- Problem details: Everything from the first line of the data through the line with "import Chart from" is to be echoed exactly, minus the pictures.

────────────────────────────────────────

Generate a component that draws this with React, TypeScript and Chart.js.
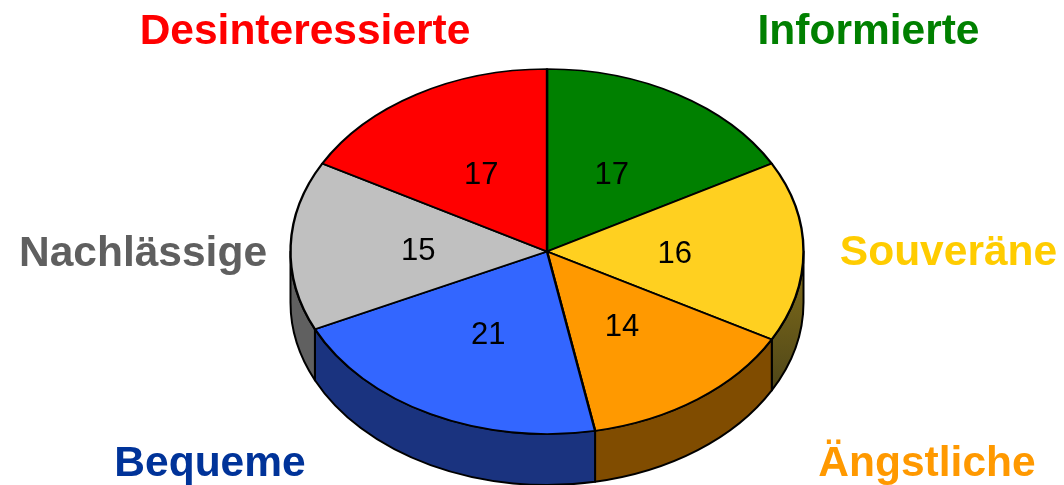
import React, { useEffect, useRef } from "react";
import Chart from "chart.js/auto";

const segments = ["Informierte", "Souveräne", "Ängstliche", "Bequeme", "Nachlässige", "Desinteressierte"];
const shares = [17, 16, 14, 21, 15, 17];
const topColors = ["#008000", "#FFD020", "#FF9900", "#3366FF", "#C0C0C0", "#FF0000"];
const wallColors = ["#004000", "#665510", "#804C00", "#1A337F", "#606060", "#800000"];
const nameColors = ["#008000", "#FFCC00", "#FF9900", "#003399", "#5F5F5F", "#FF0000"];

const CX = 547;
const CY = 251.5;
const RX = 256.5;
const RY = 182.5;
const DEPTH = 51;
const K = RY / RX;
const NAME_ANCHORS: [number, number][] = [
  [868.5, 44],
  [948.5, 265],
  [927, 476],
  [210, 476],
  [143, 266],
  [305, 44],
];

const piePlugin = {
  id: "tiltedPie",
  beforeDatasetsDraw(chart: any) {
    const ctx = chart.ctx;
    const arcs = chart.getDatasetMeta(0).data;
    ctx.save();
    arcs.forEach((arc: any, i: number) => {
      const a0 = Math.max(arc.startAngle, 0);
      const a1 = Math.min(arc.endAngle, Math.PI);
      if (a1 <= a0) return;
      ctx.beginPath();
      ctx.ellipse(CX, CY, RX, RY, 0, a0, a1);
      ctx.ellipse(CX, CY + DEPTH, RX, RY, 0, a1, a0, true);
      ctx.closePath();
      if (i === 1) {
        const g = ctx.createLinearGradient(0, CY, 0, CY + 150);
        g.addColorStop(0, "#85701A");
        g.addColorStop(1, "#4A4218");
        ctx.fillStyle = g;
      } else {
        ctx.fillStyle = wallColors[i];
      }
      ctx.fill();
      ctx.lineWidth = 2;
      ctx.lineJoin = "round";
      ctx.strokeStyle = "#000";
      ctx.stroke();
    });
    ctx.translate(CX, CY);
    ctx.scale(1, K);
    ctx.translate(-CX, -CY);
  },
  afterDatasetsDraw(chart: any) {
    const ctx = chart.ctx;
    ctx.restore();
    const arcs = chart.getDatasetMeta(0).data;
    ctx.save();
    ctx.textAlign = "center";
    ctx.textBaseline = "alphabetic";
    ctx.fillStyle = "#000";
    ctx.font = '31px "Liberation Sans"';
    arcs.forEach((arc: any, i: number) => {
      const p = arc.getCenterPoint();
      ctx.fillText(String(shares[i]), p.x - 0.5, CY + (p.y - CY) * K + 11);
    });
    ctx.font = 'bold 42.5px "Liberation Sans"';
    segments.forEach((name, i) => {
      ctx.fillStyle = nameColors[i];
      ctx.fillText(name, NAME_ANCHORS[i][0], NAME_ANCHORS[i][1]);
    });
    ctx.restore();
  },
};

export default function App() {
  const ref = useRef<HTMLCanvasElement | null>(null);
  useEffect(() => {
    const chart = new Chart(ref.current!, {
      type: "pie",
      data: {
        labels: segments,
        datasets: [
          {
            data: shares,
            backgroundColor: topColors,
            borderColor: "#000",
            borderWidth: 2.4,
            borderAlign: "center",
            borderJoinStyle: "round",
          },
        ],
      },
      options: {
        animation: false,
        responsive: false,
        radius: RX,
        layout: { padding: { left: 30, top: 18 } },
        plugins: { legend: { display: false }, tooltip: { enabled: false } },
      } as any,
      plugins: [piePlugin],
    });
    return () => chart.destroy();
  }, []);
  return (
    <canvas
      ref={ref}
      width={1064}
      height={485}
      style={{ position: "absolute", left: 0, top: 0, width: 1064, height: 485 }}
    />
  );
}
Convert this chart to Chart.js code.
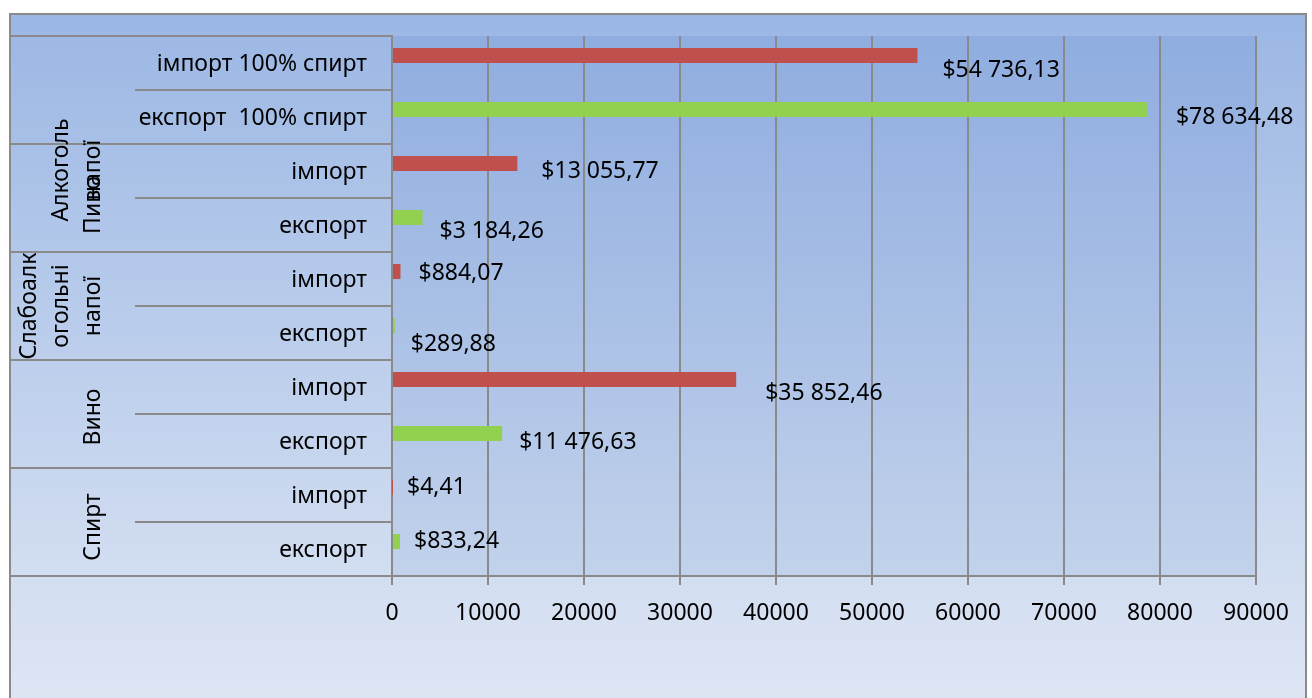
<!DOCTYPE html>
<html>
<head>
<meta charset="utf-8">
<script src="https://cdn.jsdelivr.net/npm/chart.js@4.4.1/dist/chart.umd.min.js"></script>
<style>
  html, body { margin: 0; padding: 0; background: #fff; }
  canvas { display: block; }
</style>
</head>
<body>
<canvas id="chart" width="1312" height="698"></canvas>
<script>
// rows, top to bottom
const rowLabels = [
  'імпорт 100% спирт', 'експорт  100% спирт',
  'імпорт', 'експорт',
  'імпорт', 'експорт',
  'імпорт', 'експорт',
  'імпорт', 'експорт'
]
const flowTypes = ['import', 'export', 'import', 'export', 'import', 'export', 'import', 'export', 'import', 'export']
const amounts = [54736.13, 78634.48, 13055.77, 3184.26, 884.07, 289.88, 35852.46, 11476.63, 4.41, 833.24]

// outer category level
const groupNames = [['Алкоголь', 'напої'], ['Пиво'], ['Слабоалк', 'огольні', 'напої'], ['Вино'], ['Спирт']]
const groupSizes = [2, 2, 2, 2, 2]

const xMin = 0
const xMax = 90000
const xStep = 10000

// label placement tweaks (px): [dx from bar end, dy from row centre]
const labelNudge = [[25, 6], [29, -1.5], [24, -1], [17, 5], [18, -7], [16, 9.5], [29, 5], [17, 0], [15, -9.5], [14, -9.5]]
const groupShift = [80, 7, 0, 3, 5]

const FONT = '"Noto Sans", "Open Sans", sans-serif'
const GRID = '#8a8a8a'

function money(v) {
  const [int, dec] = v.toFixed(2).split('.')
  return '$' + int.replace(/\B(?=(\d{3})+(?!\d))/g, ' ') + ',' + dec
}

const importData = amounts.map((v, i) => flowTypes[i] === 'import' ? v : null)
const exportData = amounts.map((v, i) => flowTypes[i] === 'export' ? v : null)

const backgroundPlugin = {
  id: 'background',
  beforeDraw(chart) {
    const ctx = chart.ctx
    const a = chart.chartArea
    ctx.save()
    ctx.fillStyle = '#fff'
    ctx.fillRect(0, 0, chart.width, chart.height)
    let g = ctx.createLinearGradient(0, 14, 0, 698)
    g.addColorStop(0, '#9bb7e4')
    g.addColorStop(1, '#dee6f4')
    ctx.fillStyle = g
    ctx.fillRect(10, 14, 1296, 700)
    g = ctx.createLinearGradient(0, a.top, 0, a.bottom)
    g.addColorStop(0, '#8fade0')
    g.addColorStop(1, '#c2d2eb')
    ctx.fillStyle = g
    ctx.fillRect(a.left, a.top, a.right - a.left, a.bottom - a.top)
    ctx.strokeStyle = GRID
    ctx.lineWidth = 2
    ctx.strokeRect(10, 14, 1296, 700)
    ctx.restore()
  }
}

const categoryPlugin = {
  id: 'categoryAxis',
  afterDraw(chart) {
    const ctx = chart.ctx
    const y = chart.scales.y
    const a = chart.chartArea
    const rowH = y.getPixelForValue(1) - y.getPixelForValue(0)
    ctx.save()
    ctx.fillStyle = '#000'
    ctx.font = '23px ' + FONT
    ctx.textAlign = 'right'
    ctx.textBaseline = 'alphabetic'
    rowLabels.forEach((lab, i) => {
      ctx.fillText(lab, a.left - 25, y.getPixelForValue(i) + 8)
    })

    // outer level boundaries
    ctx.strokeStyle = GRID
    ctx.lineWidth = 2
    let start = 0
    const edges = [0]
    groupSizes.forEach(n => { start += n; edges.push(start) })
    edges.forEach(e => {
      const py = Math.round(y.getPixelForValue(e) - rowH / 2)
      ctx.beginPath()
      ctx.moveTo(10, py)
      ctx.lineTo(a.left - 255, py)
      ctx.stroke()
    })

    // outer level names, rotated
    ctx.textAlign = 'center'
    ctx.textBaseline = 'middle'
    groupNames.forEach((lines, gi) => {
      const first = edges[gi]
      const last = edges[gi + 1] - 1
      const cy = (y.getPixelForValue(first) + y.getPixelForValue(last)) / 2 + groupShift[gi]
      lines.forEach((line, j) => {
        const cx = 93 - (lines.length - 1 - j) * 32
        ctx.save()
        ctx.translate(cx, cy)
        ctx.rotate(-Math.PI / 2)
        ctx.fillText(line, 0, 0)
        ctx.restore()
      })
    })
    ctx.restore()
  }
}

const valueLabelPlugin = {
  id: 'valueLabels',
  afterDatasetsDraw(chart) {
    const ctx = chart.ctx
    const x = chart.scales.x
    const y = chart.scales.y
    ctx.save()
    ctx.fillStyle = '#000'
    ctx.font = '23px ' + FONT
    ctx.textAlign = 'left'
    ctx.textBaseline = 'alphabetic'
    amounts.forEach((v, i) => {
      const [dx, dy] = labelNudge[i]
      ctx.fillText(money(v), x.getPixelForValue(v) + dx, y.getPixelForValue(i) + dy + 8)
    })
    ctx.restore()
  }
}

new Chart(document.getElementById('chart'), {
  type: 'bar',
  data: {
    labels: rowLabels,
    datasets: [
      { label: 'імпорт', data: importData, backgroundColor: '#c0504d', stack: 'v', barThickness: 15, inflateAmount: 0 },
      { label: 'експорт', data: exportData, backgroundColor: '#92d050', stack: 'v', barThickness: 15, inflateAmount: 0 },
      { label: '', data: rowLabels.map(() => null), stack: 'pad', barThickness: 15 }
    ]
  },
  options: {
    indexAxis: 'y',
    responsive: false,
    animation: false,
    devicePixelRatio: 1,
    layout: { padding: { left: 10, right: 56, top: 36, bottom: 0 } },
    plugins: {
      legend: { display: false },
      tooltip: { enabled: false }
    },
    scales: {
      x: {
        type: 'linear',
        stacked: true,
        min: xMin,
        max: xMax,
        ticks: {
          stepSize: xStep,
          color: '#000',
          padding: 15,
          font: { family: FONT, size: 23 },
          callback: v => String(v)
        },
        grid: { color: GRID, lineWidth: 2, tickLength: 9 },
        border: { color: GRID, width: 2 },
        afterFit: s => { s.height = 122 }
      },
      y: {
        type: 'category',
        stacked: true,
        ticks: { display: false },
        grid: { drawOnChartArea: false, offset: true, tickLength: 257, color: GRID, lineWidth: 2 },
        border: { color: GRID, width: 2 },
        afterFit: s => { s.width = 382 }
      }
    }
  },
  plugins: [backgroundPlugin, categoryPlugin, valueLabelPlugin]
})
</script>
</body>
</html>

────────────────────────────────────────

- The completed task:
Generate a component that draws this with React, TypeScript and Chart.js.
import React, { useEffect, useRef } from "react";
import Chart from "chart.js/auto";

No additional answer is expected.